Being in the 90th percentile for anything usually means you’re doing pretty well.
That was certainly the case last year for the 76ers, which finished third out of the NBA’s 30 teams with a regular season defensive rating of 102.0 points allowed per 100 possessions.
The figure was just 0.5 points shy of the league’s lowest mark, posted by none other than the Sixers’ eventual playoff ouster, the Boston Celtics.
And it was, in large part, precisely because of how that second-round series against the C’s unfolded that the Sixers have decided to make some modifications to their defense, with tweaks already being implemented in the early days of training camp.
Specifically, the Sixers are hoping to do better against 5-out offensive sets, based on the success Boston had running them in the Eastern Conference Semifinals.
Before we dive into the details what the Sixers are looking to change, let’s first address the basics of a 5-out offense.
The essence of the concept is pretty self-explanatory. The team with the ball brings all five of its players out to the perimeter, spreading them from corner-to-corner along the 3-point line.
The goal of this formation is to create a balanced look loaded with efficient marksmen, the threat of which will open up and space the floor.
When passed the ball, players can then decide how to best proceed – shoot, if a quality opportunity presents itself, or attack the rim via spacious driving lanes, if that’s the option appears more optimal.
Here’s an example of Boston utilizing a 5-out play against the Sixers in the playoffs. The resulting lay-up salted away Game 2 of the series.
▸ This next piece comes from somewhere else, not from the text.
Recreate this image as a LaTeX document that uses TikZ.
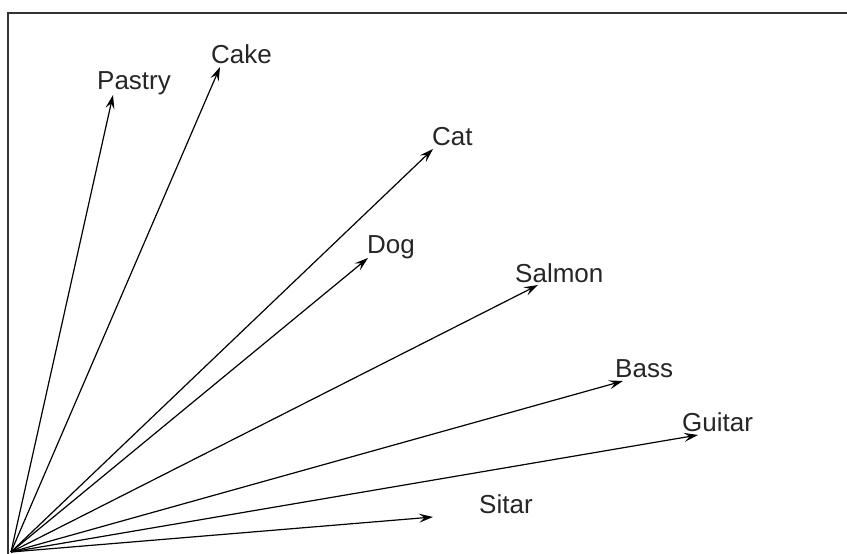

Notice in this sequence that Boston’s action lured Joel Embiid to the top of the arc. That Embiid went to close out made sense, given that his man, Al Horford, is a dangerous 3-point shooter.
But instead of hoisting a three, Horford instead chose to go to the basket. He had the room to do so because the Sixers had no one – let alone one of the top rim-protectors in the league – left to defend the backline.
Herein lies one of the quandaries that an effective 5-out offense presents. Whether it’s against Boston’s All-Star Horford, or another versatile stretch five in the NBA, the Sixers are striving to shore up this aspect of their D.
“The end game is this. You learn where you finish, that is where you begin,” Brett Brown said Monday, following a practice session in Camden. “The 3-point shot is offensively driving everything. How do we keep Joel Embiid on the floor when you’re playing against 5-out?”
The Sixers reasons for wanting to resolve this matter are as obvious as Embiid’s defensive gifts. In such a relatively short period of time, he’s proven to be that good, that impactful, and that important, especially around the basket.
A season ago, en route to All-Defensive Second Team honors, the forward-center ranked 10th in blocks (111), fourth in blocks per game (1.8), and seventh in block percentage (4.8).
Brown alluded to another telling statistic – that Embiid defended 52.4 percent of field goal attempts taken on him at the rim. The number, according to stats.nba.com, was among the best in the league.
“We’re trying to anticipate that [5-out] environment, and we’re practicing now on how to keep him closer to the rim,” said Brown, who called Embiid the “best rim-protector” in the NBA.
“How do you keep the game in front of you? How do you not get beat on the dribble, and how do as much was as we can to get Joel at the rim, and cover him around that. That, to me, is playoff defense. That’s where we’re at.”
When you’ve played a certain way for a while, then throw a couple fresh wrinkles into the equation, it’s only natural for a feeling out period to follow. Embiid, for his part, recognizes this, and knows patience is necessary.
“We got to learn to play with each other,” said Embiid. “That type of defensive concept, you’ve literally got to understand each other’s movement.”
This season, assistant Billy Lange will be in charge of the Sixers’ defense, taking the mantle from Lloyd Pierce, who was hired to coach the Atlanta Hawks. The 5-out factor was examined at length throughout the summer.
“We’re trying some things a little differently,” Brown said. “We could experience some pain initially, but I feel like to get where we want to go, we’re going to have to do that. We don’t want to coach afraid. We want to be bold with what we think, why we think it, and be committed to doing it. So, we’re starting now.”
“We can only get better,” Embiid said about the Sixers’ defense. “We were third, and there’s a lot of room for improvement. We got to be first this year.”
• Billy Lange and Lloyd Pierce were two of the original assistant coaches on Brett Brown’s staff, joining the Sixers prior to the start of the 2013-2014 campaign. After Pierce landed the Atlanta Hawks’ job this off-season, Lange flipped from coaching the Sixers’ offense to the overseeing the defense. In regards to the switch, Brown said, “[Lange] is prideful, he’s studied, he’s been a head coach before. Billy has been excellent at helping coordinate this type of effort.”
• T.J. McConnell also weighed in Monday about Billy Lange, sharing insights on Lange’s coaching style. McConnell said, “He’s obsessed with winning. He works tirelessly on how he can make our defense better, and we all respect that, and want to learn the new stuff he’s trying to put in.”